Over 110 coal plants have announced retirement throughout the U.S. since January 1, 2010, according to the Sierra Club’s Beyond Coal campaign. These planned shutdowns have happened primarily in other parts of the country and in the eastern portion of the Midwest, in places like Illinois and Ohio.
But last week the Rochester Public Utilities’ board of directors announced that it would phase out the oldest operating coal-fired power plant in the Minnesota over the next three years, decommissioning its Silver Lake plant in 2015.
In addition, the Minnesota Public Utilities Commission (MPUC) recently contemplated whether to retire three aging coal-fired units operated by Minnesota Power in the northern part of the state. While the Commission decided to hold off on a final decision until March, it voted in favor of the belief that the three generators are no longer economical to run.
A combination of factors has led to the rising demise of coal-fired power plants across the country: the cost of delivered coal has increased in the U.S. by an average of 11.4% every year from 2004 to 2011; cheap natural gas and wind electricity on the power market has undercut coal’s previous economic edge, particularly when it comes to peak load generation sources; and, new regulations from the federal government mean that older, smaller and dirtier coal-fired units face mandatory upgrades costing millions of dollars, meaning shutdowns become the logical economic choice.
In the not-so-distant past, coal was seen as the cheapest and most reliable energy generation source out there. Renewables like wind and solar, and even fellow fossil fuel natural gas were seen as costly alternatives that would drive up utility costs for ratepayers. But Minnesota’s Department of Commerce predicts that ratepayers in northern Minnesota will pay $65 million more in electricity bills through 2024 if the three Minnesota Power coal units continue to run.

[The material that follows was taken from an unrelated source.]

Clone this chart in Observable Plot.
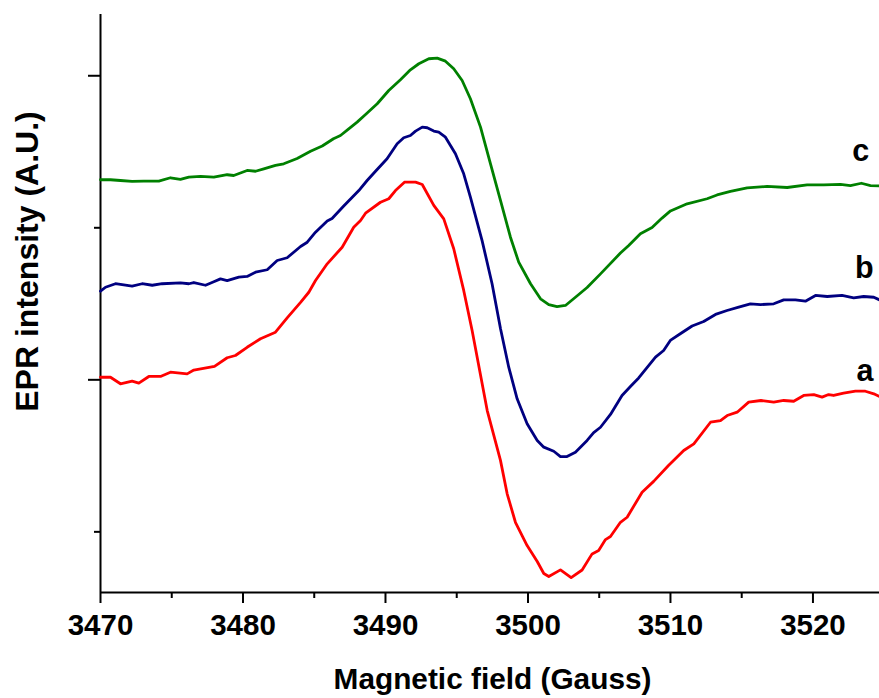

In Rochester, the president of the city’s Public Utilities’ board stated that it will be cheaper for the city to purchase electricity elsewhere on the open market than continue producing its own at the Silver Lake coal plant. With new high voltage transmission lines going up throughout the state as part of the CapX2020 project, purchasing electricity this way will be easier in the coming years.
Coal’s demise has come to Minnesota. That doesn’t mean we should shutdown every coal plant in the state today, because we wouldn’t be able to turn on the lights tomorrow. But thoughtful and careful planning, like the MPUC is doing regarding Minnesota Power’s plants, will allow our state to phase coal out and build a new energy generation structure to replace it.